Director: Ava DuVernay
Running Time: 1 hour, 40 minutes
A documentary that looks at the history of black Americans, from slavery, to the Civil Rights movement, to becoming the primary population of the US prison system.
"13th" is Ava DuVernay's exposé on the history of oppression towards black Americans. DuVernay covers a lot of ground, beginning with the struggle started during the time of slavery, and continues through to politics as they are today. DuVernay also delves into the past and current prison system in the US and the disproportionate population of black men that make up the US correctional system, now known as the prison industrial complex. This documentary examines how a caveat in the 13th amendment allows criminals to be used for slave labor, a loophole readily used by post-Civil War southern states to keep black Americans enslaved by arresting them for minor offenses. From there, DuVernay looks into Jim Crow laws and segregation in the pre-Civil Rights era to the use of economic policies to keep certain sections of the population as second class citizens.

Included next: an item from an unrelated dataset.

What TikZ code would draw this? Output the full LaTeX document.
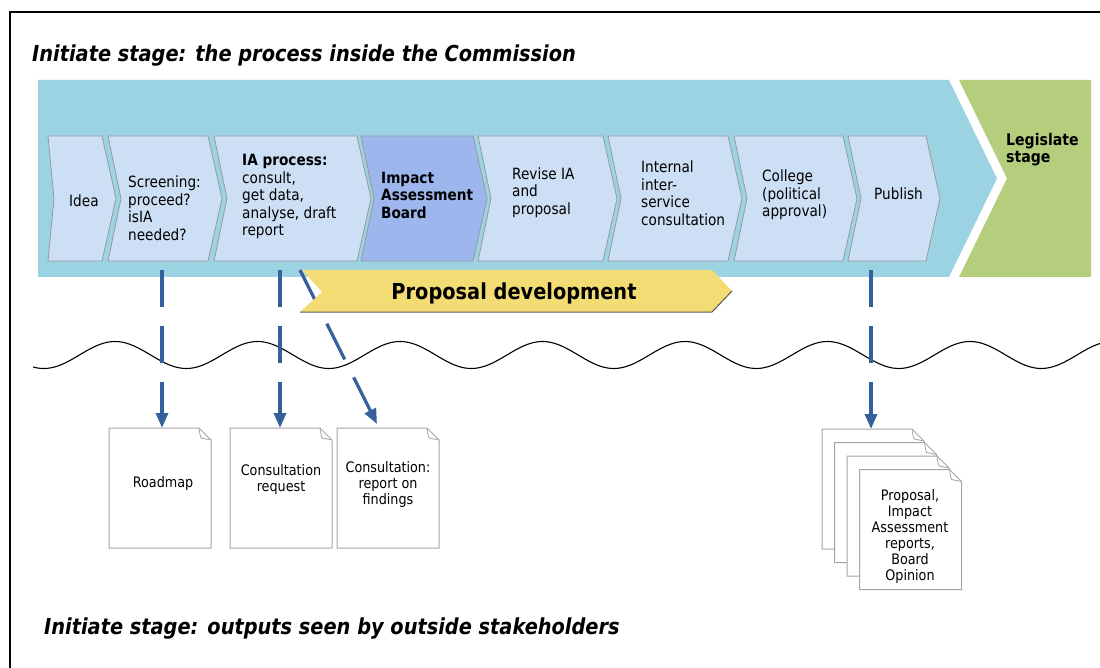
\documentclass[tikz,border=0pt]{standalone}
\usepackage{fontspec}
\setmainfont{DejaVu Sans}[FakeStretch=0.88,
  BoldFont=DejaVu Sans Bold, ItalicFont=DejaVu Sans Oblique,
  BoldItalicFont=DejaVu Sans Bold Oblique]
\usetikzlibrary{arrows.meta}

\definecolor{bandcyan}{RGB}{155,211,226}
\definecolor{stepblue}{RGB}{205,223,245}
\definecolor{boardblue}{RGB}{157,183,238}
\definecolor{legisgreen}{RGB}{181,206,126}
\definecolor{propyellow}{RGB}{243,220,115}
\definecolor{arrowblue}{RGB}{54,96,155}
\definecolor{docgray}{RGB}{165,165,165}

\begin{document}
\begin{tikzpicture}[x=1pt,y=-1pt,
    steptext/.style={font=\fontsize{15.5}{17.5}\selectfont, align=left, inner sep=0pt, anchor=west},
    doctext/.style={font=\fontsize{14.5}{16}\selectfont, align=center, inner sep=0pt},
    heading/.style={font=\fontsize{22}{26}\selectfont\bfseries\itshape, inner sep=0pt, anchor=west},
    outarrow/.style={draw=arrowblue, line width=3.3pt, dash pattern=on 37pt off 19pt,
      -{Triangle[length=15pt,width=12pt]}},
    docpage/.pic={
      \filldraw[fill=white, draw=docgray, line width=1pt]
        (0,0) -- (90,0) -- (102,12) -- (102,120) -- (0,120) -- cycle;
      \draw[docgray, line width=0.8pt] (90,0) .. controls (91,7) .. (92,10) -- (102,12);
    }]
  \useasboundingbox (0,0) rectangle (1100,668);
  \draw[line width=2pt] (10,668) -- (10,12) -- (1100,12);

  \node[heading] (inside) at (32,56) {Initiate stage: the process inside the Commission};
  \node[heading] (outside) at (44,629) {Initiate stage: outputs seen by outside stakeholders};

  % initiate band and legislate stage
  \fill[bandcyan] (38,80) -- (949,80) -- (997,178.5) -- (949,277) -- (38,277) -- cycle;
  \fill[legisgreen] (959,80) -- (1091,80) -- (1091,277) -- (959,277) -- (1007,178.5) -- cycle;
  \node[steptext, font=\fontsize{16}{17.5}\selectfont\bfseries] (legis) at (1006,149.5) {Legislate\\stage};

  % steps
  \foreach \xl/\xr/\nt/\col in {48/102/6/stepblue, 108/208/13/stepblue, 214/357/13/stepblue,
      361/473/13/boardblue, 478/603/13/stepblue, 608/728/13/stepblue, 734/843/13/stepblue,
      848/926/13/stepblue}
    \filldraw[fill=\col, draw=black!40, line width=0.8pt]
      (\xl,136) -- (\xr,136) -- (\xr+14,198.5) -- (\xr,261) -- (\xl,261) -- (\xl+\nt,198.5) -- cycle;

  \node[steptext] (idea) at (69,201) {Idea};
  \node[steptext] (screen) at (128,208) {Screening:\\proceed?\\isIA\\needed?};
  \node[steptext] (iaproc) at (242,196.5) {\textbf{IA process:}\\consult,\\get data,\\analyse, draft\\report};
  \node[steptext, font=\fontsize{15.5}{17.5}\selectfont\bfseries] (board) at (381,195) {Impact\\Assessment\\Board};
  \node[steptext] (revise) at (512,192.5) {Revise IA\\and\\proposal};
  \node[steptext] (isc) at (641,193) {Internal\\inter-\\service\\consultation};
  \node[steptext] (college) at (762,195) {College\\(political\\approval)};
  \node[steptext] (publish) at (874,194) {Publish};

  % boundary to the outside
  \draw[line width=1.1pt] plot[domain=33:1100, samples=300]
    (\x, {355-13.5*sin(2.5263*(\x-79.4))});

  \coordinate (screen-out) at (162,270);
  \coordinate (iaproc-out) at (280,270);
  \coordinate (iaproc-out2) at (300,270);
  \coordinate (publish-out) at (871,270);
  \coordinate (roadmap-in) at (162,428);
  \coordinate (consreq-in) at (280,428);
  \coordinate (consrep-in) at (377,424);
  \coordinate (docs-in) at (871,429);

  \draw[outarrow] (screen-out) -- (roadmap-in);
  \draw[outarrow] (iaproc-out) -- (consreq-in);
  \draw[outarrow, dash pattern=on 40pt off 20pt] (iaproc-out2) -- (consrep-in);
  \draw[outarrow] (publish-out) -- (docs-in);

  % proposal development
  \fill[propyellow] (302,270) -- (712,270) -- (732,291) -- (712,312) -- (300,312) -- (322,292) -- cycle;
  \draw[black!65, line width=1pt] (300,312) -- (712,312) -- (732,291);
  \node[font=\fontsize{22}{26}\selectfont\bfseries, inner sep=0pt] (propdev) at (514,293) {Proposal development};

  % outputs
  \pic at (109,428) {docpage};
  \pic at (230,428) {docpage};
  \pic at (337,428) {docpage};
  \foreach \i in {0,...,3}
    \pic at (822+12.5*\i,429+13.5*\i) {docpage};

  \node[doctext] (roadmap) at (163,483) {Roadmap};
  \node[doctext] (consreq) at (281,479) {Consultation\\request};
  \node[doctext] (consrep) at (388,484) {Consultation:\\report on\\findings};
  \node[doctext] (docs) at (910,536) {Proposal,\\Impact\\Assessment\\reports,\\Board\\Opinion};
\end{tikzpicture}
\end{document}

None of the claims presented in "13th" are based on wild hypotheses. All of these points are based on well researched facts, sometimes straight from the horse's mouth. A member of the Nixon administration is literally caught on a tape recording discussing how certain policies and political rhetoric were implemented and formed as a type of oppression against black people. It's staggering to hear these words being spoken by someone who worked inside the White House. This film also focuses on laws like mandatory minimum sentencing, the three strikes law, and the privatization of the prison system that has led to massive overcrowding in prisons across the country, referenced by the fact that one in four prisoners in the world are now imprisoned in America. DuVernay delves deep into the organization called ALEC (American Legislative Exchange Council) and its relationship with lawmakers, as well as how their corporate agendas alter and influence our policies and laws.

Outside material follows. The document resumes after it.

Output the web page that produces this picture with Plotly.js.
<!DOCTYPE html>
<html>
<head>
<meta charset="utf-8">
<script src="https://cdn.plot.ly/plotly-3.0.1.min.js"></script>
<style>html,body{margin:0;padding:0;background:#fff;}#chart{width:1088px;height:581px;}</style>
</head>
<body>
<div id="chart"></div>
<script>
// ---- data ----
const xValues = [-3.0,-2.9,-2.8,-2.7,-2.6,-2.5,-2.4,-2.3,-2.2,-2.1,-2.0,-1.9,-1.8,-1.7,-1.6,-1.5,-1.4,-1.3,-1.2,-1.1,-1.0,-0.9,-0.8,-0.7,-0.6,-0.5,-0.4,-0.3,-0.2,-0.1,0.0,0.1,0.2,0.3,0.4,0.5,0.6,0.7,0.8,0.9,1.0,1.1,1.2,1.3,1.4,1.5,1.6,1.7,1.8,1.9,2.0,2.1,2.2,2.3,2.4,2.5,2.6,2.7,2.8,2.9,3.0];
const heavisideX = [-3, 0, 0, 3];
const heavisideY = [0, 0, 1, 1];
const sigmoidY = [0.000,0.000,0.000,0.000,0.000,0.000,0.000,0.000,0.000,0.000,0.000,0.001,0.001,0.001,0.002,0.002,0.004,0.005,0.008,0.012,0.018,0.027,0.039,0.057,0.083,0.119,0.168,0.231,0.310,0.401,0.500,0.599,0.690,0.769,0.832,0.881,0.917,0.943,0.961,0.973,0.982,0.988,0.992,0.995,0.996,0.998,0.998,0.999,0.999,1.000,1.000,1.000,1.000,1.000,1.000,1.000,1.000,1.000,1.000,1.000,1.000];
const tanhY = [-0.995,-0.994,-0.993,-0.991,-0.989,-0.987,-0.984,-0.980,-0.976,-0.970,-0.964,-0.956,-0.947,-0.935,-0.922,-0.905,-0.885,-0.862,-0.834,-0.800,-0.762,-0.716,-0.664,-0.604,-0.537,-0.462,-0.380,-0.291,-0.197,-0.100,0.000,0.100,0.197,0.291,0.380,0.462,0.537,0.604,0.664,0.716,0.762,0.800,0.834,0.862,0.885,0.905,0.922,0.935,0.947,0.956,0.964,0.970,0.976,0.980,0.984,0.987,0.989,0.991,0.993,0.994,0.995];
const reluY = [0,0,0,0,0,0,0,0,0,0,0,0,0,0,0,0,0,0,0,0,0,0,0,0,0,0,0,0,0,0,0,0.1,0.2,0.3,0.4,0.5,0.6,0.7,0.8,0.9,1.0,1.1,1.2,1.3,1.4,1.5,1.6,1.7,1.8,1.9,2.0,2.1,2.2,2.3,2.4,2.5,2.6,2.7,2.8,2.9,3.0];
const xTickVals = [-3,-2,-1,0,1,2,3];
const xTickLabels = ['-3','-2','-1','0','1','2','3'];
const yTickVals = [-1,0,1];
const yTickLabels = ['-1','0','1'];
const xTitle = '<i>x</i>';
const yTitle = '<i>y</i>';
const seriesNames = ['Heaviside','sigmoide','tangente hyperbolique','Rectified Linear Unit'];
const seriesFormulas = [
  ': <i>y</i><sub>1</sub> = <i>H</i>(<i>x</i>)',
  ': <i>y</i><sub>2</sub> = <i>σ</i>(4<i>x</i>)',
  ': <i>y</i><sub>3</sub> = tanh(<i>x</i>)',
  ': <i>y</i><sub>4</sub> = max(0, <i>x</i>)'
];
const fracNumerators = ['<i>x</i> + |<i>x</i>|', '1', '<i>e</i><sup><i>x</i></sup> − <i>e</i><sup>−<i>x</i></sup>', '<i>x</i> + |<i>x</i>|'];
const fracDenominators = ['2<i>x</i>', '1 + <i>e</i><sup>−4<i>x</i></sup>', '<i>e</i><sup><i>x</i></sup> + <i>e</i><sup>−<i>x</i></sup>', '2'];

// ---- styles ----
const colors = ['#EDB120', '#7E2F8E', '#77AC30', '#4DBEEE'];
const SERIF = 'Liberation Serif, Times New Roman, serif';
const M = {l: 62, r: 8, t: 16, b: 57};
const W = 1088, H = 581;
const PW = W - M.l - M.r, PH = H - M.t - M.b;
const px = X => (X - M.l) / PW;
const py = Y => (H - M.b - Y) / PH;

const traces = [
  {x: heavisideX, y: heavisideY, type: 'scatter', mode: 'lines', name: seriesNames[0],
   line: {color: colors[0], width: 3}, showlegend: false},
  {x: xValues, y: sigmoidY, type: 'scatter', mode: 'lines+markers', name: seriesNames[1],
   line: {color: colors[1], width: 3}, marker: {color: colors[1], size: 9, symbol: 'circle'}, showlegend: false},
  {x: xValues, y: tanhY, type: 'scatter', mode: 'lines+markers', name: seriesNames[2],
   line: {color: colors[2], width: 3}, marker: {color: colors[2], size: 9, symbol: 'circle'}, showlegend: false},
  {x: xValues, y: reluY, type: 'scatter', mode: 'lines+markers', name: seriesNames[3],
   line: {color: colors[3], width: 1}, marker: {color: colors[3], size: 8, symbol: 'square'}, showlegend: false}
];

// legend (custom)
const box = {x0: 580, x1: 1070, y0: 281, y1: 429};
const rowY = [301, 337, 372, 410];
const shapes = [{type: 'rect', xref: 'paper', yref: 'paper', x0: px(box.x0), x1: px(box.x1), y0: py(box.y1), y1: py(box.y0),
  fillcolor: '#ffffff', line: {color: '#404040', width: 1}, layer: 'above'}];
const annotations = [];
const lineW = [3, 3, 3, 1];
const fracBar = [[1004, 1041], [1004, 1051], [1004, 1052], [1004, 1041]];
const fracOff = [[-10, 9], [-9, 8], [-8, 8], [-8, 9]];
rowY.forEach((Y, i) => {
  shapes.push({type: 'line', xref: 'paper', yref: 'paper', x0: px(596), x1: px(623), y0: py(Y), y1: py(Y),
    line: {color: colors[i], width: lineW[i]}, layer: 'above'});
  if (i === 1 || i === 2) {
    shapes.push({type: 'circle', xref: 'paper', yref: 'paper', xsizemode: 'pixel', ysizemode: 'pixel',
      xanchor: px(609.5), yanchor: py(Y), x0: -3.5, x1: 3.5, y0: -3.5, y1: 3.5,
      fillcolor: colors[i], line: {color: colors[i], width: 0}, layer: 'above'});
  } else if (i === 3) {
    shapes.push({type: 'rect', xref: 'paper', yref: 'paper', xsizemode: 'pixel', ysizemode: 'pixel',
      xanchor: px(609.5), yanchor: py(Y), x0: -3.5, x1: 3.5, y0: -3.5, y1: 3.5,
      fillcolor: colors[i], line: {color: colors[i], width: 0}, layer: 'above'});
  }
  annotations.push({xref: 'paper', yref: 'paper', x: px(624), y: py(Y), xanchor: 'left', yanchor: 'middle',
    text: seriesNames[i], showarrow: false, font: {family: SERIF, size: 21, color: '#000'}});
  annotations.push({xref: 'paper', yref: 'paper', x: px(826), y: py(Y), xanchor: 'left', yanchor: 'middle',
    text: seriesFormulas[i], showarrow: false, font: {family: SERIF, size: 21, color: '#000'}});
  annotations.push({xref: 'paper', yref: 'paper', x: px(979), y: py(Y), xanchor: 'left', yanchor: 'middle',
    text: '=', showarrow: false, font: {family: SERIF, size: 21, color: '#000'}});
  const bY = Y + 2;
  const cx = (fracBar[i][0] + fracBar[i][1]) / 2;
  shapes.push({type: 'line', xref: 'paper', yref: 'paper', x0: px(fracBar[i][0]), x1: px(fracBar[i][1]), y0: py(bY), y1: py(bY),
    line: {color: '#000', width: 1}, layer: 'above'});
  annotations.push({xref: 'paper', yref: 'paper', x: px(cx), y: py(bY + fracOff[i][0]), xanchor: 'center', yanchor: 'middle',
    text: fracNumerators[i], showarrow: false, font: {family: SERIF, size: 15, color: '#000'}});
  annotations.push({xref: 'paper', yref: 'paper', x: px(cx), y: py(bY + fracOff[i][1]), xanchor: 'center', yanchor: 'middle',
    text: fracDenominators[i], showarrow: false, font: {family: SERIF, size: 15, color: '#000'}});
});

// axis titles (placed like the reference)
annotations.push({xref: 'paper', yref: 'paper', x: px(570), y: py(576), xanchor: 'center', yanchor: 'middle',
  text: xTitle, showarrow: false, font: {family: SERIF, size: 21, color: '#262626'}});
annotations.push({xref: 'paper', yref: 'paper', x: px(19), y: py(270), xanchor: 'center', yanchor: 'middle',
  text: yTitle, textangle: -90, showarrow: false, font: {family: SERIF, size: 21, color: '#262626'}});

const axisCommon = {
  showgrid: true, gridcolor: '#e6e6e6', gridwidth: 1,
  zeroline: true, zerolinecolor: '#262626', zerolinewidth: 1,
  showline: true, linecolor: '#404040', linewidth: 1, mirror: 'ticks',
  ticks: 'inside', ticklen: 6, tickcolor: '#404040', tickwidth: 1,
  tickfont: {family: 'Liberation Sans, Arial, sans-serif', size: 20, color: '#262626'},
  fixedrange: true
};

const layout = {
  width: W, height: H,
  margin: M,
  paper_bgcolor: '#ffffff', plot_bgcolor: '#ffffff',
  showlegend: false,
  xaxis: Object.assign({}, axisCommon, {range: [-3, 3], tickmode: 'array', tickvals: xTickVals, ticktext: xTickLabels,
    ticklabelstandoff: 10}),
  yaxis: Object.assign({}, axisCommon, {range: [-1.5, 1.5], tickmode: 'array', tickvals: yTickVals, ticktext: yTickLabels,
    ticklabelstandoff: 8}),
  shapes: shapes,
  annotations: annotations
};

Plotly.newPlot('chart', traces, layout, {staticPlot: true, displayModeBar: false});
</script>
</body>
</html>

"13th" is brilliantly made, informative, well researched, engaging, and enraging. It is educational and heartbreaking. It will force people to stop, think, and reevaluate what they know about politics, prisons, police, and the very foundation on which our country is built. Sometimes, documentaries can get a bit tedious, but not in this case. We found ourselves completely captivated from beginning to end. Director Ava DuVernay goes over a very substantial amount of history in a very short amount of time and does so flawlessly, never hammering the audience with anger or fear, but merely presenting the information in an honest manner with facts, interviews, interesting musical choices, and written infographics that flood the screen in an overwhelming amount of pain and truth. Everyone should watch this stellar documentary at least once. It's not only one of the best documentaries of the year, it's also one of the best films of 2016.
My Rating: 10/10
BigJ's Rating: 10/10
IMDB's Rating: 8.6/10
Rotten Tomatoes Rating: 98%
Do we recommend this movie: ABSOLUTELY YES!!!